Wassssssssssssuuuuuuuupppppppp! While that commercial could be the most annoying thing to come out of any decade to date, the 1990s gave light to many more tolerable fads. The Beanie Baby frenzy was still new and Elmo announced he was ticklish. Overalls were “tight” when worn unbuckled and everybody had a fanny pack. “The Rachel” haircut was “da bomb”. Victoria revealed her new secret to the world – The Wonder Bra. To which, the medical field countered with a secret of their own – Viagra. The music industry saw an explosion of boy bands and the hip hop culture soon followed. Teen pop and Grunge music was also popular. Come with me as we count down the “phattest” songs of the decade. Word to your mother.
1990 Nothing Compares 2 U by Sinead O’Connor
Penned by the artist perpetually known as Prince, “Nothing Compares 2 U” didn’t make much of a splash in his 1985 family album. Sinead O’Connor’s 1990 re-recording brought worldwide fame to the song. Sinead topped the charts in both the US and the UK. Prince sang the song once again on his 1993 album and it was later covered by Me First and The Gimme Gimmes on their 2003 album “Take A Break”.
1991 Everything I Do by Bryan Adams
Bryan Adams co-wrote this song for the film “Robin Hood” . The song won success with the release of the movie and became widely popular. It stayed in the #1 spot on the Billboard chart for seven weeks and in the top spot on the UK charts for a record breaking sixteen weeks.
1992 End of the Road by Boyz II Men
“End of the Road” was written by “Babyface” Edmons. The hit snatched the record of the most successful single ever released on the Motown away from The Jackson 5 – who previously held that title with their single “I’ll Be There”. The Boyz II Men song was witting for the soundtrack of the movie “Boomerang”. It held on to the top spot for thirteen weeks in 1992, breaking yet another record for the longest stay on the charts previously held by Elvis Presley with his hit “Don’t Be Cruel/Hound Dog” of eleven weeks in 1956.
1993 Dreamlover by Mariah Carey
Mariah Carey penned this single for her 1993 album of the same name, which ended up being her most successful to date. “Dreamlover” won her a Grammy nomination for Best Female Pop Vocal Performance in 1993. The song debuted at #40 and held the #1 spot six weeks later – which it held on to for eight weeks. Dreamlover sold enough copies to become certified platinum.
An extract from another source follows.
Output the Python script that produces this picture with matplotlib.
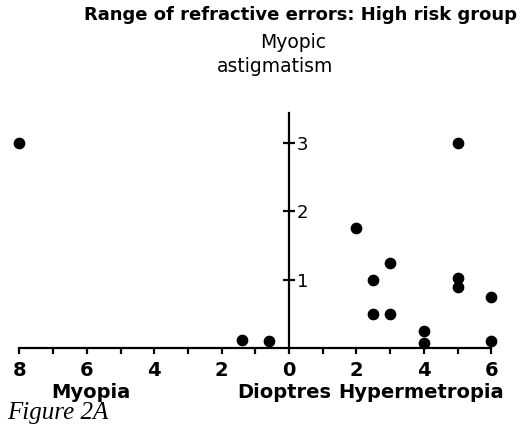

1994 The Sign by Ace of Base
This song landed Ace of Base a Grammy nomination in 1994 and spent six weeks in the Billboard chart’s top spot.
1995 Gangsta’s Paradise by Coolio
This song was featured in the movie Dangerous Minds first and then was released on Coolio’s album of the same name, which won him a Grammy. It is a cover of the Stevie Wonder song “Pastime Paradise” and incorporates the melody of Wonder’s song along with a popular Bible scripture – Psalm 23. “Gangsta’s Paradise” opened the door to mainstream audiences for gangster rap. It was the first rap song to be played on NYC’s Z100 radio station and the first ever gangster rap to land a #1 spot on the UK charts.
1996 Macarena (Bayside Boys Remix) Los Del Rio
This song was originally released in 1993 without English lyrics and had widespread success in Spain and Mexico. The Bayside Boys did a remix of “Macarena” in 1993, adding English lyrics. It turned out to be a surprise smash hit of the summer. A Flamenco instructor from Venezuela invented a dance for her students to dance to during class at her studio to the song. The dance spread like wildfire across the country. “Macarena” spent fourteen weeks at #1 on the Billboard charts and a record shattering sixty weeks in the Top 100.
1997 Candle In The Wind by Elton John
The original version of this song appeared on John’s 1973 album Yellow Brick Road. It was written in tribute to Marilyn Monroe, who’s life was cut tragically short in her prime. Elton John breathed new life into the song when he sang it for Princess Diana at her 1997 funeral – changing the opening line to “Goodbye, England’s Rose”. One week later, the song was once again released and sold over a half million copies the first day. By the end of the week, it had sold a million more and held the top spot on the chart for five weeks. Eleven million copies were sold in the US alone. Elton John never performed the Princess Diana version again and says he will not, unless her sons request it.
1998 Too Close by Next
The R&B group Next enjoyed the success of this number one hit in 1998 that would be followed by two more successful singles in the future – Wifey and Beauty Queen, both of which entered the Top 20 in 2001.
1999 Believe by Cher
Believe was Cher’s 24th album in a career spanning four decades. The album also landed Cher her first ever Grammy award. Believe is a disco album featuring many techno and house hit songs. It went #1 in twenty three countries and was certified quadruple platinum.